The Chennai Photowalk – III
With Chandrachoodan Gopalakrishnan announcing The Second Chennai Photowalk on December 9, 2007, I thought its time to post the concluding part of the First Chennai Photowalk. (Earlier posts on The Chennai Photowalk figure in the Best of Metroblogging )
Built initially in 1712 near Fort St George, this church was destroyed in the French siege in 1746. It was completely rebuilt in 1772 at Armenian Street. That’s why you see the two years mentioned in the entrance of the Church.
Chennai Metroblogging has a post on Armenian Church by Nancy Gandhi. And there is this story Last Armenians of Madras in the BBC website. These links will provide the readers the historical information on Armenian Church.

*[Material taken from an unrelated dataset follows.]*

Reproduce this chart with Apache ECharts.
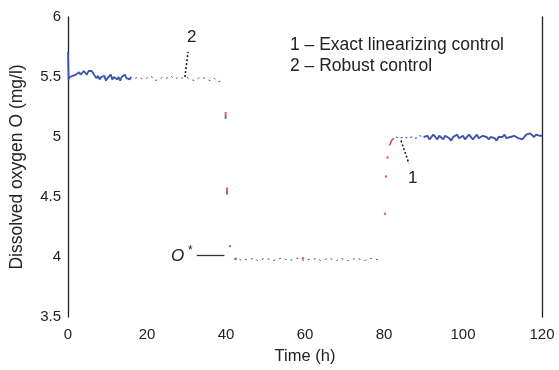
<!DOCTYPE html>
<html><head><meta charset="utf-8">
<script src="https://cdn.jsdelivr.net/npm/echarts@6/dist/echarts.min.js"></script>
<style>html,body{margin:0;padding:0;background:#fff}#c{width:559px;height:370px}</style>
</head><body><div id="c"></div>
<script>
// ---- data ----
const xTicks = [0, 20, 40, 60, 80, 100, 120];
const yTicks = [3.5, 4, 4.5, 5, 5.5, 6];
// robust control, solid part 0-16 h
const tA = [0,0.15,0.4,0.8,1.2,1.6,2,2.4,2.8,3.2,3.6,4,4.4,4.8,5.2,5.6,6,6.4,6.8,7.2,7.6,8,8.4,8.8,9.2,9.6,10,10.4,10.8,11.2,11.6,12,12.4,12.8,13.2,13.6,14,14.4,14.8,15.2,15.6,16];
const vA = [5.71,5.48,5.50,5.49,5.51,5.50,5.52,5.51,5.54,5.52,5.53,5.55,5.54,5.52,5.55,5.56,5.55,5.53,5.52,5.49,5.51,5.48,5.50,5.49,5.51,5.47,5.49,5.50,5.52,5.48,5.50,5.51,5.48,5.50,5.47,5.50,5.49,5.52,5.49,5.50,5.48,5.50];
// sparse part 17-39 h
const tB = [17,18,19,20,21,22,23,24,25,26,27,28,29,30,31,32,33,34,35,36,37,38,39];
const vB = [5.49,5.50,5.48,5.49,5.51,5.47,5.48,5.50,5.49,5.51,5.48,5.50,5.49,5.50,5.48,5.47,5.49,5.50,5.48,5.47,5.49,5.46,5.47];
// transition at 40 h
const tT1 = [39.9, 40.25];
const vT1 = [5.18, 4.55];
const tT1b = [41];
const vT1b = [4.09];
// sparse low part 42-79 h
const tC = [42,43,44,45,46,47,48,49,50,51,52,53,54,55,56,57,58,59,60,61,62,63,64,65,66,67,68,69,70,71,72,73,74,75,76,77,78,79];
const vC = [3.98,3.99,3.97,3.98,3.98,3.99,3.97,3.98,3.99,3.98,3.97,3.98,3.99,3.98,3.97,3.98,3.99,3.98,3.97,3.98,3.98,3.99,3.97,3.98,3.99,3.98,3.97,3.99,3.98,3.97,3.98,3.99,3.98,3.97,3.98,3.99,3.98,3.98];
// transition at 80 h (exact linearizing control visible)
const tT2 = [80.25, 80.5, 80.9];
const vT2 = [4.36, 4.67, 4.83];
const tT2s = [81.4, 81.9, 82.5];
const vT2s = [4.93, 4.97, 4.99];
// sparse part 83-90 h
const tD = [83,84,85,86,87,88,89,90];
const vD = [5.00,4.99,5.00,4.99,5.00,4.99,5.01,5.00];
// solid part 90-120 h
const tE = [90,90.5,91,91.5,92,92.5,93,93.5,94,94.5,95,95.5,96,96.5,97,97.5,98,98.5,99,99.5,
            100,100.5,101,101.5,102,102.5,103,103.5,104,104.5,105,105.5,106,106.5,107,107.5,108,108.5,109,109.5,
            110,110.5,111,111.5,112,112.5,113,113.5,114,114.5,115,115.5,116,116.5,117,117.5,118,118.5,119,119.5,120];
const vE = [5.00,4.99,5.01,4.98,4.99,5.02,5.00,4.98,5.01,5.00,
            4.98,5.01,5.02,4.99,4.97,5.00,5.01,5.02,4.99,5.00,
            5.01,4.98,4.99,5.02,5.01,4.98,5.00,5.02,4.99,4.98,
            5.01,5.02,5.00,4.98,5.00,5.01,4.99,4.97,5.00,5.01,
            5.00,5.02,4.99,4.98,5.00,4.99,5.01,5.02,4.99,5.00,
            4.98,5.00,5.02,5.01,5.03,5.02,5.00,5.02,5.03,5.01,5.01];
// red dots of curve 1 visible in flat parts
const tR = [42.5, 59.5];
const vR = [3.985, 3.99];
// annotations (data coordinates)
const lead2 = [[29.6, 5.50], [30.4, 5.71]];
const lead1 = [[84.3, 4.97], [86.3, 4.78]];
const oStarLine = [[32.6, 4.013], [39.6, 4.013]];
const legendLines = ['1 \u2013 Exact linearizing control', '2 \u2013 Robust control'];

const zip = (t, v) => t.map((x, i) => [x, v[i]]);
const BLUE = '#3a53ae';
const RED = '#e8343c';
const F = 'Liberation Sans, Arial, sans-serif';

const chart = echarts.init(document.getElementById('c'));
const rb = {type:'linear',x:0,y:0,x2:0,y2:1,colorStops:[{offset:0,color:RED},{offset:0.45,color:RED},{offset:0.45,color:BLUE},{offset:1,color:BLUE}]};

chart.setOption({
  animation: false,
  grid: {left: 68, right: 17, top: 17, bottom: 50},
  xAxis: {
    type: 'value', min: 0, max: 120, interval: 20,
    axisLine: {show: false}, axisTick: {show: false}, splitLine: {show: false},
    axisLabel: {color: '#222', fontFamily: F, fontSize: 15, margin: 10,
      formatter: v => xTicks.includes(v) ? String(v) : ''},
    name: 'Time (h)', nameLocation: 'middle', nameGap: 31,
    nameTextStyle: {color: '#222', fontFamily: F, fontSize: 16.5}
  },
  yAxis: [{
    type: 'value', min: 3.5, max: 6, interval: 0.5,
    axisLine: {show: true, onZero: false, lineStyle: {color: '#222', width: 1.3}},
    axisTick: {show: false}, splitLine: {show: false},
    axisLabel: {color: '#222', fontFamily: F, fontSize: 15, margin: 7,
      formatter: v => yTicks.includes(v) ? String(v) : ''},
    name: 'Dissolved oxygen O (mg/l)', nameLocation: 'middle', nameGap: 42, nameRotate: 90,
    nameTextStyle: {color: '#222', fontFamily: F, fontSize: 17.5}
  }, {
    type: 'value', min: 3.5, max: 6, interval: 0.5, position: 'right',
    axisLine: {show: true, onZero: false, lineStyle: {color: '#222', width: 1.3}},
    axisTick: {show: false}, axisLabel: {show: false}, splitLine: {show: false}
  }],
  series: [
    {type: 'line', data: zip(tA, vA), symbol: 'none', lineStyle: {color: BLUE, width: 1.8}},
    {type: 'line', data: zip(tB, vB), symbol: 'none', lineStyle: {color: BLUE, width: 1, type: [2, 4]}},
    {type: 'line', data: zip(tC, vC), symbol: 'none', lineStyle: {color: BLUE, width: 1, type: [2, 4]}},
    {type: 'line', data: zip(tD, vD), symbol: 'none', lineStyle: {color: BLUE, width: 1.1, type: [2, 3]}},
    {type: 'line', data: zip(tE, vE), symbol: 'none', lineStyle: {color: BLUE, width: 1.9}},
    {type: 'line', data: zip(tT2s, vT2s), symbol: 'none', lineStyle: {color: RED, width: 1.4}},
    {type: 'scatter', data: zip(tT1, vT1), symbol: 'rect', symbolSize: [2, 7], itemStyle: {color: rb}},
    {type: 'scatter', data: zip(tT1b, vT1b), symbol: 'rect', symbolSize: [2, 2], itemStyle: {color: BLUE}},
    {type: 'scatter', data: zip(tT2, vT2), symbol: 'circle', symbolSize: 2.5, itemStyle: {color: RED}},
    {type: 'scatter', data: zip(tR, vR), symbol: 'circle', symbolSize: 2.5, itemStyle: {color: RED}},
    {type: 'line', data: [], symbol: 'none', silent: true,
      markLine: {symbol: 'none', silent: true, label: {show: false},
        lineStyle: {color: '#111', width: 1.5, type: [2, 2]},
        data: [
          [{coord: lead2[0]}, {coord: lead2[1]}],
          [{coord: lead1[0]}, {coord: lead1[1]}]
        ]}},
    {type: 'line', data: [], symbol: 'none', silent: true,
      markLine: {symbol: 'none', silent: true, label: {show: false},
        lineStyle: {color: '#333', width: 1.3, type: 'solid'},
        data: [[{coord: oStarLine[0]}, {coord: oStarLine[1]}]]}}
  ],
  graphic: [
    {type: 'text', left: 187, top: 29, style: {text: '2', fontFamily: F, fontSize: 17, fill: '#222'}},
    {type: 'text', left: 408, top: 170, style: {text: '1', fontFamily: F, fontSize: 17, fill: '#222'}},
    {type: 'text', left: 171, top: 248, style: {text: 'O', fontFamily: F, fontSize: 17, fontStyle: 'italic', fill: '#222'}},
    {type: 'text', left: 188, top: 245, style: {text: '*', fontFamily: F, fontSize: 12, fill: '#222'}},
    {type: 'text', left: 290, top: 36, style: {text: legendLines[0], fontFamily: F, fontSize: 17.5, fill: '#222'}},
    {type: 'text', left: 290, top: 57, style: {text: legendLines[1], fontFamily: F, fontSize: 17.5, fill: '#222'}}
  ]
});
</script></body></html>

The Church is presently renovated and restored with an estimated Rs.1.5 crore grant from the Armenian Church Trust in Kolkata, and guidance from the Indian National Trust for Art and Cultural Heritage. The renovated Church is expected to resume service by March 2008.
The grave of Rev Harutiun Shmavonian
Rev Harutiun Shmavonian. (Shiraz 1750 – Madras 1824) a diocese of Madras established a printing press in 1789. Influenced by the publication of an English newspaper, published the first Armenian journal, Azdarar (‘Monitor’) in October 1794. The first constitution for an independent Armenia was drafted by the community in Madras in 1781. Not until the fall of the USSR in 1991 was the dream realized.
Anand recalled his earlier visit to the Church some time during 2002 when he was the sound recordist for the team which made a documentary on the Armenian Church for UGC.
The Belfry Tower in the Armenian Church is the only Church in Madras (Chennai) which has 6 bells. Two, dating from 1837, have an international pedigree.
They come from the same source – London’s Whitechapel Bell Foundry – that created the bells for the UK parliament’s Big Ben, and the much older Liberty Bell in Philadelphia.
The group, after a brief halt in a lassi shop, decided to skip the visit to High Court Complex and the location where the German Cruiser Emden bombarded Madras during World War I.
Boarded a bus to head for the Fort St George and bought the tickets for Fort. Little later we realized that the bus is heading in the opposite direction. The conductor heard the request for tickets for Fort as for Port and issued the tickets. We got down at Beach Station, where we started and looking for a bus to go to Fort St George.
While we could not get a bus immediately, we engaged a Share Auto. It accommodated the seven of us (three of the group engaged a regular auto and proceeded to Fort St George already).
While we entered our names in the Register at the entrance of Fort Museum, the policewoman was surprised that being residents of Chennai and were yet to visit Fort Museum. Many in the group have visited the Fort Museum some time or other.
This Cupola once housed the statue of Cornwallis at the Cenotaph Road junction and is presently inside the Fort Museum Entrance. Read the story of Empty Cupolas by Mr S Muthiah.
The Fort Museum building was raised with the profits on the lottery in about 1795 A D. The building, prior to being the Museum premises, had halls for entertainment, broker’s exchange, officers mess for the British Regiment, Coffee House, lottery drawings. Madras Bank functioned in this building since 1861 AD. What the plaque does not say is “The first light house of Madras functioned from the roof of this building” (Four Light Houses of Madras)
Videography and flash photography inside the Museum was not permitted. Apparently there is no bar on taking photographs in the ambient light. When the Museum authorities saw a bunch of people taking photographs, restrained us to restrict the photographs to a few.
Madras was bombarded twice. Once on 22/09/1914 (World War I) and again on 12/10/1943 (World War II). The bombings led to exodus of people of Madras to places distant and near. My mother and uncles recall about their moving to Kanchipuram in 1943 calling it as evacuation.
To appreciate the display in Museum, one needs to spend at least a day, while we could spend about an hour or so. There is a section entirely devoted to the paintings of the British Governors, Kings, Queens and Durbar of Udayar kings of Mysore etc.,
Time was around 1.30 pm. Due to a personal commitment, I had to cut short the Chennai Photowalk and the group minus me, (photo)walked to the St Mary’s Church in the Fort St George Complex.